A proposal that fails any test is not rejected — it is rerouted. The right place for the proposed structure may be the source reader (a parsing concern), the back-end (a lowering concern), or the optimizer (an analysis result) — but it is not the IR. Keep the IR small, typed, dataflow-explicit, effect-annotated.


§4. Cross-references — already compiler-shaped, now labeled

The docs below were already compiler-shaped in design. This framing makes the labels explicit so future contributors can reach for the right vocabulary.

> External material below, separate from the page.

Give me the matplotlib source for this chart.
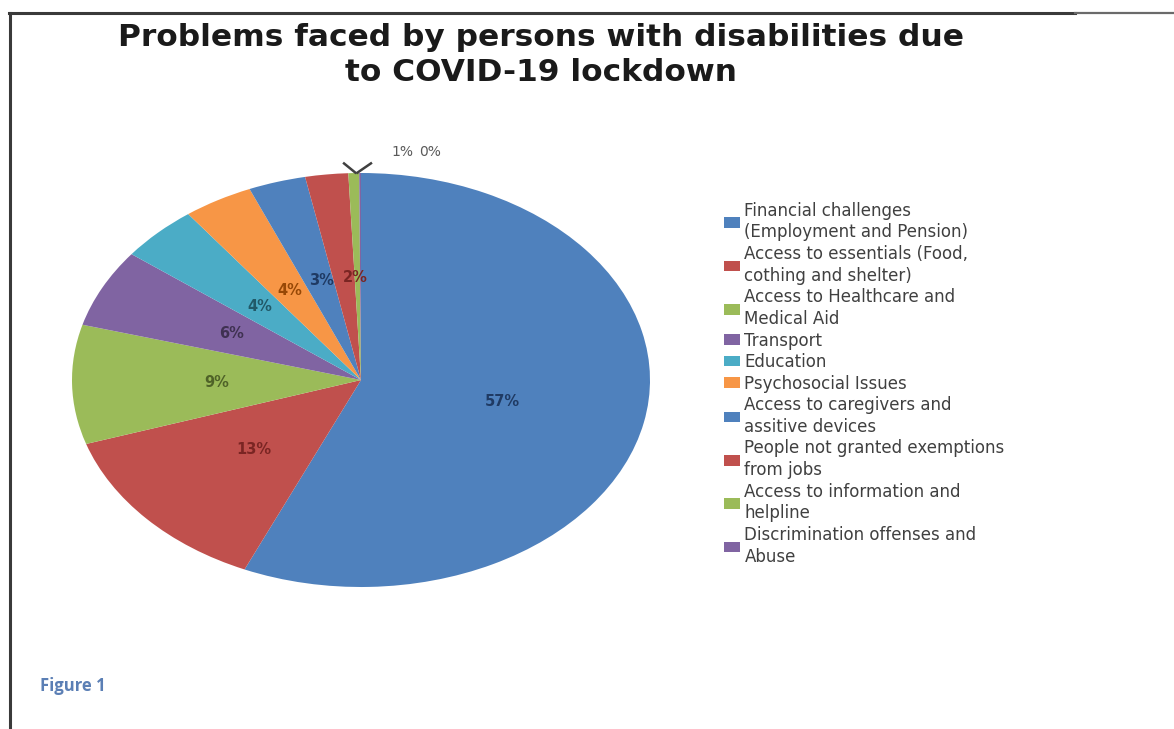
import matplotlib
matplotlib.use("Agg")
import matplotlib.pyplot as plt
import numpy as np
from matplotlib.lines import Line2D
from matplotlib.patches import Patch

categories = [
    "Financial challenges\n(Employment and Pension)",
    "Access to essentials (Food,\ncothing and shelter)",
    "Access to Healthcare and\nMedical Aid",
    "Transport",
    "Education",
    "Psychosocial Issues",
    "Access to caregivers and\nassitive devices",
    "People not granted exemptions\nfrom jobs",
    "Access to information and\nhelpline",
    "Discrimination offenses and\nAbuse",
]
values = [56.6, 13.4, 9.3, 6.1, 4.4, 3.9, 3.2, 2.4, 0.6, 0.1]

colors = ["#4F81BD", "#C0504D", "#9BBB59", "#8064A2", "#4BACC6", "#F79646",
          "#4F81BD", "#C0504D", "#9BBB59", "#8064A2"]
label_colors = ["#1F3A63", "#7A2523", "#4F6228", "#3F3151", "#215968", "#974806",
                "#1F3A63", "#7A2523", "#595959", "#595959"]

W, H = 1174, 729
fig = plt.figure(figsize=(W / 100, H / 100), dpi=100)
fig.patch.set_facecolor("white")

# frame lines
fig.add_artist(Line2D([9 / W, 1075 / W], [1 - 13 / H, 1 - 13 / H], color="#3a3a3a", lw=2.2))
fig.add_artist(Line2D([1075 / W, 1], [1 - 13 / H, 1 - 13 / H], color="#6a6a6a", lw=1.6))
fig.add_artist(Line2D([10 / W, 10 / W], [0, 1 - 13 / H], color="#3a3a3a", lw=2.2))

# pie axes (elliptical pie)
cx0, cx1, cy0, cy1 = 72, 650, 173, 587
ax = fig.add_axes([cx0 / W, 1 - cy1 / H, (cx1 - cx0) / W, (cy1 - cy0) / H])
wedges, _ = ax.pie(values, colors=colors, startangle=90, counterclock=False,
                   normalize=True, wedgeprops=dict(linewidth=0))
ax.set_aspect("auto")
ax.set_xlim(-1, 1)
ax.set_ylim(-1, 1)
ax.axis("off")

total = sum(values)
apex = np.cos(np.deg2rad((wedges[8].theta1 + wedges[9].theta2) / 2)) - 0.01
for i, (w, v) in enumerate(zip(wedges, values)):
    pct = f"{round(v / total * 100):d}%"
    ang = np.deg2rad((w.theta1 + w.theta2) / 2)
    if i < 8:
        r = 0.5
        x, y = r * np.cos(ang), r * np.sin(ang)
        if i == 7:
            x += 0.04
        if i == 6:
            x += 0.01
        ax.text(x, y, pct, ha="center", va="center", fontsize=10.5,
                fontweight="bold", color=label_colors[i], family="DejaVu Sans")
    else:
        # small slices: labels outside, with leader lines forming a V
        tx = 0.145 if i == 8 else 0.238
        ax.text(tx, 1.1, pct, ha="center", va="center", fontsize=10,
                color="#5a5a5a", family="DejaVu Sans", clip_on=False)
        ex = -0.062 if i == 8 else 0.038
        ax.plot([apex, ex], [0.998, 1.05], color="#404040", lw=1.8,
                clip_on=False, solid_capstyle="butt")

# legend
handles = [Patch(facecolor=c, edgecolor="none") for c in colors]
leg = fig.legend(handles, categories, loc="upper left",
                 bbox_to_anchor=(717 / W, 1 - 195 / H), frameon=False,
                 prop=dict(family="DejaVu Sans", size=12),
                 handlelength=0.95, handleheight=0.6, handletextpad=0.3,
                 labelspacing=0.21, borderaxespad=0)
for t in leg.get_texts():
    t.set_color("#404040")
    t.set_linespacing(1.27)

# title
fig.text(541 / W, 1 - 55 / H,
         "Problems faced by persons with disabilities due\nto COVID-19 lockdown",
         ha="center", va="center", fontsize=22.5, fontweight="bold",
         family="DejaVu Sans", color="#1a1a1a", linespacing=1.3)

fig.text(40 / W, 1 - 686 / H, "Figure 1", ha="left", va="center",
         fontsize=12, fontweight="bold", family="Open Sans", color="#5B7FB5")

fig.savefig("out.png", dpi=100)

Doc What it is, in compiler vocabulary
THE-FIREWALL.md (ADR-022/023) "No serialization in the hot path" = IR is the runtime wire-truth; there is no parse step. Compiled output runs, not source.
OGAR-AST-CONTRACT.md The typed IR header — the OGAR equivalent of an LLVM IR include. Class/ActionDef/Identity/KausalSpec are the IR node kinds.
SURREAL-AST-AS-ADAPTER.md The carved decision that DDL is a codegen back-end, not the IR. The structural arm lowers; the behavioural arm cannot survive lowering and stays in the IR.
APP-CLASS-CODEBOOK-LAYOUT.md The symbol-table layout. hi u16 ‖ lo u16 = object-file identifier ‖ symbol id. The APP prefix selects a lowering target's view; the concept is the linker-canonical name.
CLASSID-RBAC-KEYSTONE-SPEC.md The pending semantic-analysis pass. authorize(actor, classid, op) → AccessDecision is the verification predicate over the IR.
OGAR-CONSUMER-BEST-PRACTICES.md The consumer rule "pull the classid via PortSpec, never re-mint" = link against the public symbol table; do not fork it. §2's spine-vs-membrane split is ABI tiering.
CONSUMER-MIGRATION-HOWTO.md The bridge-removal recipe = switch from a private linker (a bridge wrapping the registry) to the public linker (PortSpec / contract::ogar_codebook).
SURREAL-AST-TRAP-PREFLIGHT.md The pre-flight against treating a back-end's vocabulary as the IR's. The five questions are "are you trying to encode IR-only concepts in a target-language form?"

§5. Why this framing

Two reasons.

First, the vocabulary. Every contributor reaching for a new abstraction now has fifty years of compiler engineering to draw from. "Should this be in the IR or the back-end?" has a known shape; "Should this be a pass or a structural change?" has a known shape; "Is this semantic-preserving?" has a known shape. Saying "OGAR is a graph ontology" loses those shapes; saying "OGAR is the IR of a compiler" recovers them.

Second, the discipline. Compiler IRs are designed to be optimized, to be lowered to many targets, to be analyzed for correctness. Database schemas are designed to be queried. The work already shipped in this repo — multi-target lowering, semantic analysis, optimization passes, native codegen via jitson — is compiler work. Naming it as compiler work makes the next design choices automatic.

The framing changes no existing decision. It changes every future one.